Otherworldly snow




Bacon sizzles and pops in my iron pan.  Alison shuffles behind me on the kitchen tiles in slippers that sound too large for her.  I look out of the back window at the falling snow, already coating the yard with white – broken only by the leaves I should have raked, now poking awkwardly through the white like casualties in my war with the shedding oak.
   Snow is not a welcome sight.  At least, to me.  But to our friends, who have traveled from Florida to experience winter, it is a delight.  I step outside for a moment, to try to see the snow through Floridian eyes. 

   I am reminded of two remarkable things about snow.  Visually, snow leeches out of the landscape its color, making sky and ground a familial pale gray.  Granted, there wasn’t much color beforehand, in the somber umbers of winter.  But a covering of snow makes every patch of hue – a cardinal in the tree, a neighbor’s green house – isolated and minimalized.

   Then there is the other subtraction: sound.  Silence also dominates, as if the falling flakes intercept each noise and weigh it to the ground.  I strain to catch any sound.  Chickadees in the hedge chitter as if to reward me.

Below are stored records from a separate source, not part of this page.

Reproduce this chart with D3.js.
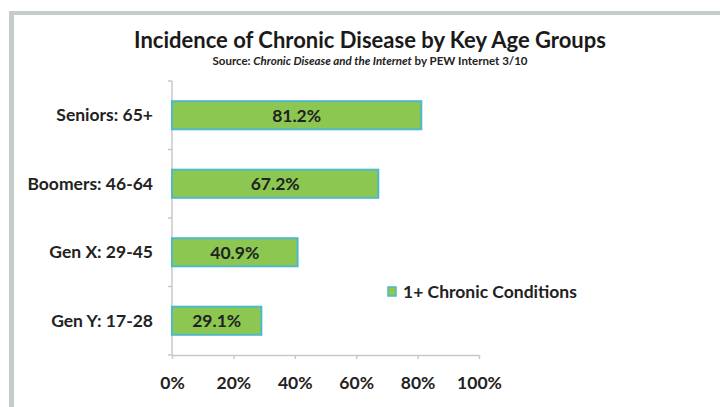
<!DOCTYPE html>
<html><head><meta charset="utf-8">
<script src="https://cdn.jsdelivr.net/npm/d3@7"></script>
<style>
body{margin:0;background:#fff;}
svg{display:block;font-family:Lato,"Open Sans",sans-serif;}
</style></head>
<body><svg id="c" width="720" height="407"></svg>
<script>
const categories = ["Seniors: 65+", "Boomers: 46-64", "Gen X: 29-45", "Gen Y: 17-28"];
const values = [81.2, 67.2, 40.9, 29.1];
const seriesName = "1+ Chronic Conditions";
const xTicks = [0, 20, 40, 60, 80, 100];

const FS = 17.5;
const svg = d3.select("#c");
// frame
svg.append("rect").attr("x", 9).attr("y", 11).attr("width", 5).attr("height", 400).attr("fill", "#c6cbcb");
svg.append("rect").attr("x", 9).attr("y", 11).attr("width", 720).attr("height", 4).attr("fill", "#c6cbcb");

const x = d3.scaleLinear().domain([0, 100]).range([172, 479]);
const y = d3.scaleBand().domain(categories).range([81, 355]).paddingInner(0.59).paddingOuter(0.295);

// title
svg.append("text").attr("x", 370).attr("y", 48).attr("text-anchor", "middle")
  .attr("font-size", 22).attr("font-weight", "bold").attr("fill", "#1a1a1a")
  .text("Incidence of Chronic Disease by Key Age Groups");
const sub = svg.append("text").attr("x", 370).attr("y", 65).attr("text-anchor", "middle")
  .attr("font-size", 11.5).attr("font-weight", "bold").attr("fill", "#222");
sub.append("tspan").text("Source: ");
sub.append("tspan").attr("font-style", "italic").text("Chronic Disease and the Internet");
sub.append("tspan").text(" by PEW Internet 3/10");

// axes
const gx = svg.append("g").attr("transform", "translate(0,355)")
  .call(d3.axisBottom(x).tickValues(xTicks).tickSize(4).tickSizeOuter(0).tickFormat(d => d + "%"));
gx.select(".domain").attr("stroke", "#c8c8c8").attr("stroke-width", 1.5);
gx.selectAll(".tick line").attr("stroke", "#c8c8c8").attr("stroke-width", 1.5);
gx.selectAll(".tick text").attr("font-size", FS).attr("font-weight", "bold").attr("fill", "#222")
  .attr("font-family", "Lato,'Open Sans',sans-serif").attr("y", 22);

const gy = svg.append("g").attr("transform", "translate(172,0)");
gy.append("line").attr("x1", 0).attr("x2", 0).attr("y1", 81).attr("y2", 355).attr("stroke", "#c8c8c8").attr("stroke-width", 1.5);
const bounds = [81].concat(categories.map(c => y(c) + y.bandwidth() / 2 + y.step() / 2));
gy.selectAll("line.t").data(bounds).join("line").attr("class", "t")
  .attr("x1", -4).attr("x2", 0).attr("y1", d => d).attr("y2", d => d)
  .attr("stroke", "#c8c8c8").attr("stroke-width", 1.5);

svg.selectAll("text.cat").data(categories).join("text").attr("class", "cat")
  .attr("x", 153).attr("y", d => y(d) + y.bandwidth() / 2).attr("dy", "0.35em")
  .attr("text-anchor", "end").attr("font-size", FS).attr("font-weight", "bold").attr("fill", "#222")
  .text(d => d);

// bars
svg.selectAll("rect.bar").data(values).join("rect").attr("class", "bar")
  .attr("x", x(0)).attr("y", (d, i) => y(categories[i]))
  .attr("width", d => x(d) - x(0)).attr("height", y.bandwidth())
  .attr("fill", "#8cc751").attr("stroke", "#4fb9c5").attr("stroke-width", 2);

svg.selectAll("text.val").data(values).join("text").attr("class", "val")
  .attr("x", d => (x(0) + x(d)) / 2).attr("y", (d, i) => y(categories[i]) + y.bandwidth() / 2).attr("dy", "0.36em")
  .attr("text-anchor", "middle").attr("font-size", FS).attr("font-weight", "bold").attr("fill", "#222")
  .text(d => d.toFixed(1) + "%");

// legend
svg.append("rect").attr("x", 388).attr("y", 287).attr("width", 8).attr("height", 9)
  .attr("fill", "#8cc751").attr("stroke", "#4fb9c5").attr("stroke-width", 1.5);
svg.append("text").attr("x", 403).attr("y", 292).attr("dy", "0.36em")
  .attr("font-size", FS).attr("font-weight", "bold").attr("fill", "#222").text(seriesName);
</script></body></html>
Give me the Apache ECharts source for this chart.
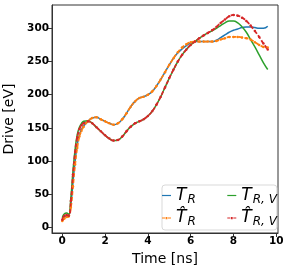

   It is entirely appropriate on this, my first 8:18 post, to be reminded of the gifts that sound and color are.  We take so many things for granted.

Great Father, weaver of the world, what pleasures you scatter around us for senses that are engaged.  Overwhelming beauty, infinite variety abound.  Thank for sounds and sights.  And for the snow today, and that we have no place to go.  For the coziness of the house, for the anticipation of friends visiting, I am truly grateful.